In recognition of the unique demands of railroad work, President Franklin D. Roosevelt helped establish railroad retirement benefits in the 1930s, creating the nation’s first federal retirement system for private-sector workers. Today, the vast majority of railroad workers are not covered by Social Security and do not receive state unemployment insurance benefits. Instead, they rely on the Railroad Retirement Board (RRB) to administer the retirement, disability, survivor, unemployment, and sickness benefits they have earned.

The RRB currently serves nearly 690,000 railroaders, retirees, and family members. It administers a retirement system that is projected to remain solvent for the next 75 years. Railroaders and rail employers pay into this system through dedicated payroll taxes, and those benefits remain a critical recruitment and retention tool for an industry built on hard work, sacrifice, and around-the-clock service. 

That strength was underscored at a February 2026 Senate HELP Committee hearing, where Committee Chair Bill Cassidy noted that the RRB “works” and described the railroad retirement trust fund as the “gold standard for sustainability.” Despite the strength of the railroad retirement system, the agency responsible for administering these benefits remains constrained by an outdated administrative funding structure. 

The issue is not the retirement system itself, but whether the agency has the administrative resources needed to deliver earned benefits in a timely manner to beneficiaries. The RRB’s administrative costs are entirely funded by payroll taxes paid by the rail industry and its workers. To be clear, the agency receives no funding from other U.S. taxpayers or businesses; this self-funded structure costs the American public nothing. Still, Congress limits how much of that funding the agency may use for administration. That limitation has not kept pace with inflation or the agency’s operational needs. This has resulted in an absurd situation where Congress is actively preventing the RRB from spending the funds it collects from the rail industry and its workers to better serve these workers even though both the rail industry and rail workers are asking the RRB to spend that level of money. 

The result is unacceptable. The average turnaround time for disability claims has reached a record 444 days, almost a full year longer than the RRB’s target of 100 days, forcing disabled railroaders and their families to wait more than a year for benefits they have earned over a lifetime of work.

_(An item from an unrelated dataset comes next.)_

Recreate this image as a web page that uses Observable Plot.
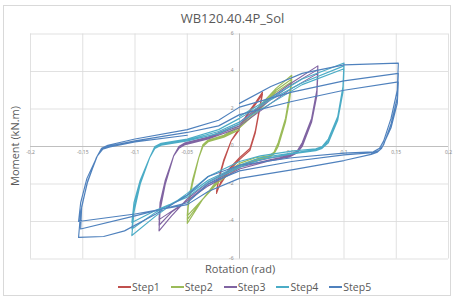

These delays are not just administrative inconveniences. They can mean months without income, mounting bills, and severe hardship for workers who can no longer perform the demanding jobs that keep the rail system running.

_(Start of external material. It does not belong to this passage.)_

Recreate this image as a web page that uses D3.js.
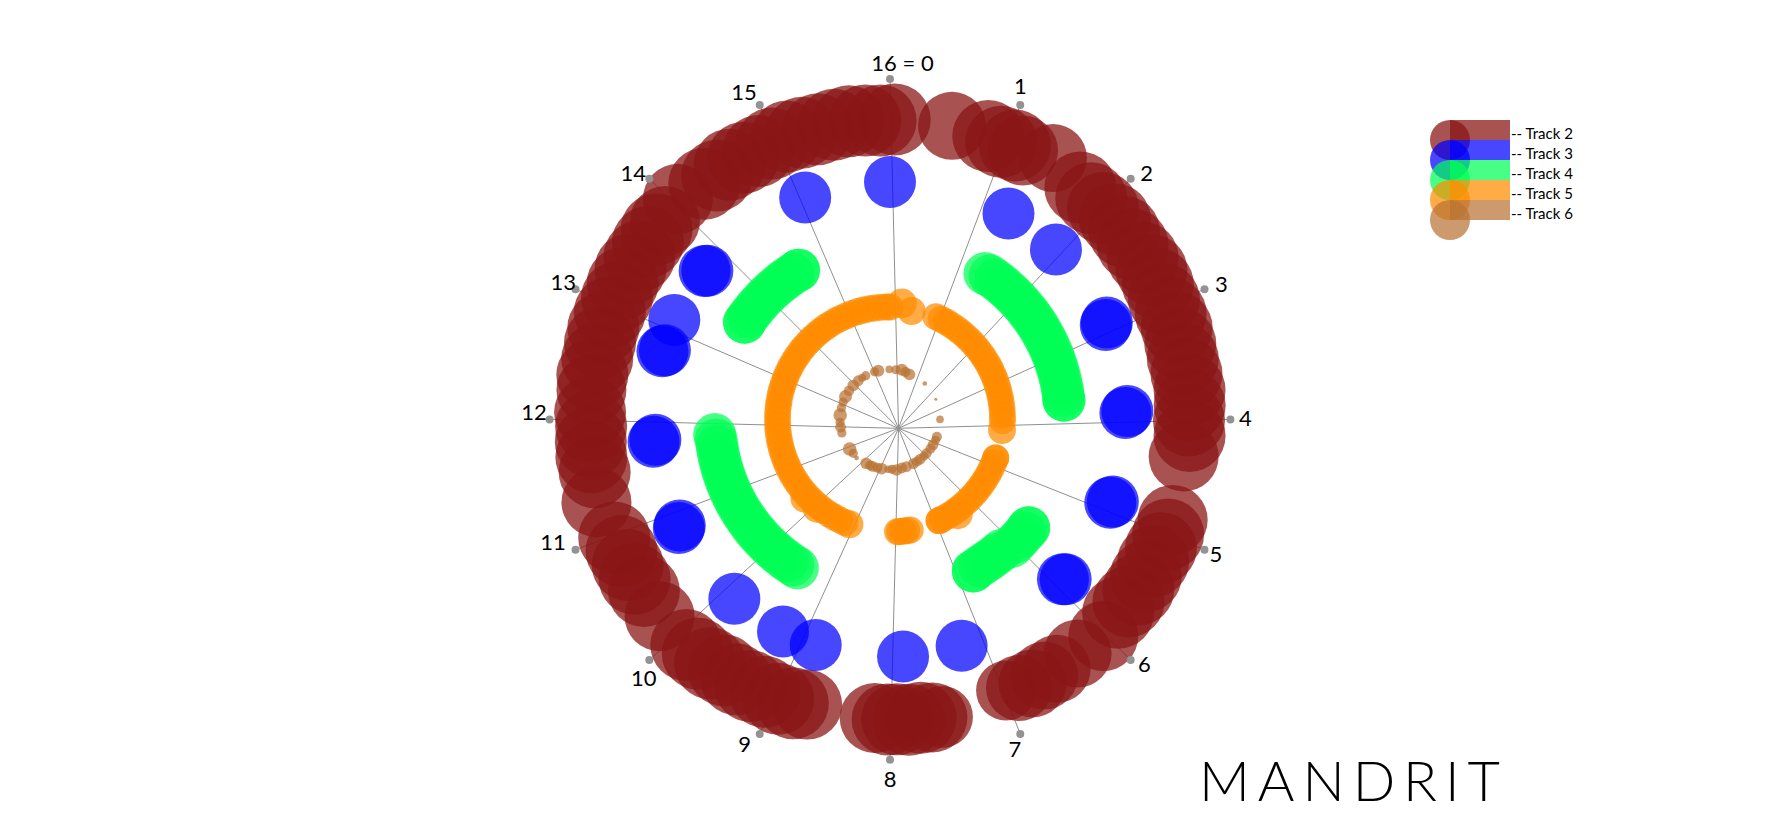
<!DOCTYPE html>
<html>
<head>
<meta charset="utf-8">
<script src="https://cdn.jsdelivr.net/npm/d3@7"></script>
<style>
html,body{margin:0;padding:0;background:#fff;}
svg{display:block;}
</style>
</head>
<body>
<svg id="chart" width="1780" height="840"></svg>
<script>
// ---------------- DATA ----------------
const tickLabels = ["16 = 0","1","2","3","4","5","6","7","8","9","10","11","12","13","14","15"];
const trackIds = [2, 3, 4, 5, 6];
const trackNames = ["Track 2","Track 3","Track 4","Track 5","Track 6"];
const trackColors = ["#8a1616", "#0000ff", "#00ff55", "#ff8c00", "#b87333"];
const trackOpacity = [0.74, 0.72, 0.72, 0.72, 0.72];

// events: [step (0..16), radial offset, size]
const track2 = [
  [12.38,1,36],[12.52,-1,36],[12.66,0,36],[12.79,1,36],[12.93,0,36],[13.07,-1,36],[13.2,0,36],[13.34,0,36],
  [13.47,-1,36],[13.61,0,36],[13.74,1,36],[13.84,0,35],
  [14.05,6,35],
  [14.3,0,36],[14.43,-1,36],[14.57,1,36],[14.7,0,36],[14.84,-1,36],[14.97,0,36],[15.11,1,36],[15.24,0,36],
  [15.38,-1,36],[15.52,0,36],[15.65,1,36],[15.79,0,36],[15.92,-1,36],[0.04,0,36],
  [0.53,0,34],
  [0.85,0,36],[0.97,-1,36],[1.09,1,36],[1.17,0,35],
  [1.42,8,34],
  [1.75,0,36],[1.88,-1,36],[2.01,0,36],[2.15,1,36],[2.28,0,36],[2.41,-1,36],[2.55,0,36],[2.68,1,36],
  [2.81,0,36],[2.95,-1,36],[3.08,0,36],[3.21,1,36],[3.35,0,36],[3.48,-1,36],[3.61,0,36],[3.75,1,36],
  [3.88,0,36],[4.01,-1,36],[4.14,0,36],
  [4.32,-4,35],
  [4.87,0,35],
  [5.0,1,36],[5.13,0,36],[5.26,-1,36],[5.4,0,36],[5.53,1,36],[5.66,0,36],[5.79,-1,36],
  [6.02,4,35],[6.28,0,34],
  [6.5,0,34],[6.62,-1,34],[6.74,0,34],[6.86,-2,33],[6.97,-5,30],
  [7.56,2,31],[7.64,1,35],[7.74,0,36],[7.84,1,36],[7.94,0,36],[8.02,0,36],[8.13,-1,35],
  [8.72,-3,35],
  [8.84,0,36],[8.97,1,36],[9.1,0,36],[9.23,1,36],[9.36,2,36],[9.49,1,36],[9.62,3,36],[9.75,3,36],[9.87,4,36],
  [10.2,3,35],
  [10.45,0,36],[10.58,1,36],[10.71,0,36],[10.84,-1,36],[10.97,0,36],
  [11.3,5,35],
  [11.55,0,36],[11.68,1,36],[11.81,0,36],[11.94,-1,36],[12.06,0,36],
  [12.25,0,35]
];

const track3 = [
  [0.0,0,26],[1.33,0,26],[1.97,0,26],[2.93,0,26],[2.95,-2,26],[3.91,0,26],[3.93,-2,26],
  [4.9,0,26],[4.92,-2,26],[5.88,0,26],[5.9,-2,26],[7.22,0,26],[7.86,0,26],[8.81,0,26],
  [9.19,0,26],[9.82,0,26],[10.79,0,26],[10.81,-2,26],[11.76,0,26],[11.78,-2,26],
  [12.74,0,26],[12.76,-2,26],[13.1,0,26],[13.72,0,26],[13.74,-2,26],[15.07,0,26]
];

const track4 = [
  [1.47,-1,21.5],[1.55,0,21.5],[1.65,0,21.5],[1.75,0,21.5],[1.85,0,21.5],[1.95,0,21.5],[2.05,0,21.5],
  [2.15,0,21.5],[2.25,0,21.5],[2.35,0,21.5],[2.45,0,21.5],[2.55,0,21.5],[2.65,0,21.5],[2.75,0,21.5],
  [2.85,0,21.5],[2.95,0,21.5],[3.05,0,21.5],[3.15,0,21.5],[3.25,0,21.5],[3.35,0,21.5],[3.45,0,21.5],
  [3.55,0,21.5],[3.65,0,21.5],[3.72,0,21.5],[3.72,0,21.5],
  [5.69,1,21.5],[5.69,1,21.5],[5.78,1,21.5],[5.87,1,21.5],[5.96,1,21.5],[6.05,1,21.5],
  [6.2,-3,21.5],[6.3,-3,21.5],[6.4,-3,21.5],[6.5,-3,21.5],[6.6,-3,21.5],[6.72,-2,21.5],[6.72,-2,21.5],
  [9.42,0,21.5],[9.5,0,21.5],[9.6,0,21.5],[9.7,0,21.5],[9.8,0,21.5],[9.9,0,21.5],[10.0,0,21.5],
  [10.1,0,21.5],[10.2,0,21.5],[10.3,0,21.5],[10.4,0,21.5],[10.5,0,21.5],[10.6,0,21.5],[10.7,0,21.5],
  [10.8,0,21.5],[10.9,0,21.5],[11.0,0,21.5],[11.1,0,21.5],[11.2,0,21.5],[11.3,0,21.5],[11.4,0,21.5],
  [11.5,0,21.5],[11.6,0,21.5],[11.7,0,21.5],[11.78,1,21.5],
  [13.5,0,21.5],[13.5,0,21.5],[13.6,0,21.5],[13.7,0,21.5],[13.8,0,21.5],[13.9,0,21.5],[14.0,0,21.5],
  [14.1,0,21.5],[14.2,0,21.5],[14.3,0,21.5],[14.4,0,21.5],[14.5,0,21.5],[14.6,0,21.5],[14.6,0,21.5]
];

const track5 = [
  [1.07,0,13.5],[1.2,0,13.5],[1.34,0,13.5],[1.47,0,13.5],[1.61,0,13.5],[1.74,0,13.5],[1.88,0,13.5],
  [2.01,0,13.5],[2.15,0,13.5],[2.28,0,13.5],[2.42,0,13.5],[2.55,0,13.5],[2.69,0,13.5],[2.82,0,13.5],
  [2.96,0,13.5],[3.09,0,13.5],[3.23,0,13.5],[3.36,0,13.5],[3.5,0,13.5],[3.63,0,13.5],[3.77,0,13.5],
  [3.9,0,13.5],[4.03,0,13.5],[4.24,0,14],
  [4.89,0,13.5],[4.89,0,13.5],[5.02,0,13.5],[5.16,0,13.5],[5.29,0,13.5],[5.43,0,13.5],[5.56,0,13.5],
  [5.7,0,13.5],[5.83,0,13.5],[5.97,0,13.5],[6.1,0,13.5],[6.24,0,13.5],[6.37,0,13.5],[6.42,4,15],
  [6.5,0,13.5],[6.64,0,13.5],[6.77,0,13.5],[6.85,0,13.5],[6.85,0,13.5],
  [7.54,0,13.5],[7.62,0,13.5],[7.7,0,13.5],[7.78,0,13.5],[7.83,0,13.5],
  [8.94,0,14],[9.05,0,13.5],[9.18,0,13.5],[9.32,0,13.5],[9.45,0,13.5],[9.59,0,13.5],[9.72,0,13.5],
  [9.75,3,14],[9.86,0,13.5],[9.99,0,13.5],[10.1,4,14],[10.13,0,13.5],[10.26,0,13.5],[10.4,0,13.5],
  [10.53,0,13.5],[10.67,0,13.5],[10.8,0,13.5],[10.94,0,13.5],[11.07,0,13.5],[11.21,0,13.5],
  [11.34,0,13.5],[11.48,0,13.5],[11.61,0,13.5],[11.75,0,13.5],[11.88,0,13.5],[12.02,0,13.5],
  [12.15,0,13.5],[12.29,0,13.5],[12.42,0,13.5],[12.56,0,13.5],[12.69,0,13.5],[12.83,0,13.5],
  [12.96,0,13.5],[13.1,0,13.5],[13.23,0,13.5],[13.37,0,13.5],[13.5,0,13.5],[13.64,0,13.5],
  [13.77,0,13.5],[13.91,0,13.5],[14.04,0,13.5],[14.18,0,13.5],[14.31,0,13.5],[14.45,0,13.5],
  [14.58,0,13.5],[14.72,0,13.5],[14.85,0,13.5],[14.99,0,13.5],[15.12,0,13.5],[15.26,0,13.5],
  [15.39,0,13.5],[15.53,0,13.5],[15.66,0,13.5],[15.8,0,13.5],[15.93,0,13.5],[0.0,0,13.5],
  [0.26,4,15],[0.5,-2,14]
];

const track6 = [
  [0.3,0,4.6],[0.59,1,6],[0.8,0,5.2],[1.04,-1,5.8],[1.96,0,2.3],[2.95,0,1.5],[4.0,0,3.8],[4.9,0,5],
  [5.1,0,4.6],[5.36,0,5.4],[5.6,0,5],[5.9,0,5],[6.1,0,4.6],[6.35,0,5.4],[6.55,0,5],[6.76,0,5.4],
  [7.15,0,5.4],[7.4,0,5.4],[7.67,1,5.8],[7.9,0,4.6],[8.1,0,3.8],[8.43,0,5.8],[8.65,0,5],[8.9,0,5.4],
  [9.05,0,5],[9.27,0,5.8],[9.82,1,2.3],[10.1,0,4.6],[10.39,0,6.8],[11.3,0,4.6],[11.6,0,5.4],[11.85,0,4.6],
  [12.22,0,6.8],[12.6,0,4.6],[12.9,0,4.6],[13.21,0,6.5],[13.55,0,5.2],[13.9,0,5.8],[14.25,0,5.4],
  [14.5,0,4],[14.71,0,4.6],[15.2,0,4.6],[15.4,0,6],[15.96,0,3.8]
];

// ---------------- LAYOUT ----------------
const CX = 890, CY = 419.4, R_LABEL = 340.4;
const SPOKE_DX = 8.5, SPOKE_DY = 8.9;
const labelNudge = [[12.5,-16.5],[0.2,-18.7],[16,-6],[17,-5.3],[15,-1.6],[11.4,4.3],[13.7,3.9],[-5.3,15],
                    [0,19],[-15,9.7],[-5.6,17.6],[-22.5,-8],[-15.6,-7],[-12.2,-7],[-16,-6],[-15.7,-13]];

const svg = d3.select("#chart");
const angle = d3.scaleLinear().domain([0, 16]).range([0, 2 * Math.PI]);
const radius = d3.scaleLinear().domain([2, 6]).range([300, 50]);
const color = d3.scaleOrdinal().domain(trackIds).range(trackColors);
const opacity = d3.scaleOrdinal().domain(trackIds).range(trackOpacity);
const ticks = d3.range(tickLabels.length);

const g = svg.append("g").attr("transform", `translate(${CX},${CY})`);

// spokes
g.append("g").selectAll("line").data(ticks).join("line")
  .attr("x1", SPOKE_DX).attr("y1", SPOKE_DY)
  .attr("x2", k => d3.pointRadial(angle(k), R_LABEL)[0])
  .attr("y2", k => d3.pointRadial(angle(k), R_LABEL)[1])
  .attr("stroke", "#8f8f8f").attr("stroke-width", 1);

// tracks
[track2, track3, track4, track5, track6].forEach((data, i) => {
  const id = trackIds[i];
  g.append("g").selectAll("circle").data(data).join("circle")
    .attr("cx", d => d3.pointRadial(angle(d[0]), radius(id) + d[1])[0])
    .attr("cy", d => d3.pointRadial(angle(d[0]), radius(id) + d[1])[1])
    .attr("r", d => d[2])
    .attr("fill", color(id))
    .attr("fill-opacity", opacity(id));
});

// tick dots and labels
g.append("g").selectAll("circle").data(ticks).join("circle")
  .attr("cx", k => d3.pointRadial(angle(k), R_LABEL)[0])
  .attr("cy", k => d3.pointRadial(angle(k), R_LABEL)[1])
  .attr("r", 4).attr("fill", "#939393");

g.append("g").selectAll("text").data(ticks).join("text")
  .attr("x", k => d3.pointRadial(angle(k), R_LABEL)[0] + labelNudge[k][0])
  .attr("y", k => d3.pointRadial(angle(k), R_LABEL)[1] + labelNudge[k][1] + 8)
  .attr("text-anchor", "middle")
  .attr("font-family", "Lato, 'DejaVu Sans', sans-serif")
  .attr("font-size", 22)
  .attr("fill", "#000")
  .text(k => tickLabels[k]);

// legend
const legend = svg.append("g").attr("transform", "translate(1450,120)");
const legendRow = d3.scaleLinear().domain([0, 1]).range([0, 20]);
trackIds.forEach((id, i) => {
  legend.append("rect").attr("x", 0).attr("y", legendRow(i)).attr("width", 60).attr("height", 20)
    .attr("fill", color(id)).attr("fill-opacity", opacity(id));
  legend.append("circle").attr("cx", 0).attr("cy", legendRow(i) + 20).attr("r", 20)
    .attr("fill", color(id)).attr("fill-opacity", opacity(id));
  legend.append("text").attr("x", 61).attr("y", legendRow(i) + 19.3)
    .attr("font-family", "Lato, 'DejaVu Sans', sans-serif").attr("font-size", 15)
    .attr("fill", "#000").text("-- " + trackNames[i]);
});

// title
svg.append("text").attr("x", 1199).attr("y", 800.7)
  .attr("font-family", "Lato, 'DejaVu Sans', sans-serif").attr("font-weight", 300)
  .attr("font-size", 56).attr("textLength", 301).attr("lengthAdjust", "spacing")
  .attr("fill", "#000").text("MANDRIT");
</script>
</body>
</html>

 The RRB faces two urgent challenges:

Staffing and expertise shortages: Roughly 20 percent of the agency’s workforce is eligible for retirement, creating the risk of a serious loss of institutional knowledge and technical expertise. Without sufficient resources to hire, train, and retain staff, customer service in field offices and over the telephone will continue to suffer and field offices could close.

Outdated technology: The agency must modernize legacy computer systems, some of which were developed in the 1950s. The rising cost of maintaining outdated systems is contributing to longer processing times, inefficiencies, and unnecessary burdens for beneficiaries.

Without a long-term fix, these challenges will only grow worse. The RRB will face escalating technology costs, staff shortfalls, and increasing delays that undermine the agency’s ability to deliver timely benefits to the railroad workers, retirees, and families who depend on it.

Rail Labor urges Congress to enact a long-term administrative funding solution for the Railroad Retirement Board. Congress should ensure that the agency can access the railroad-funded resources necessary to modernize its technology, maintain reliable field-office and telephone service, hire and train the next generation of RRB staff, and process claims in a timely manner.

Railroaders paid for these benefits. They earned them through years of difficult and essential work. Congress must ensure that the Railroad Retirement Board has the tools, staffing, and resources needed to deliver those benefits without delay.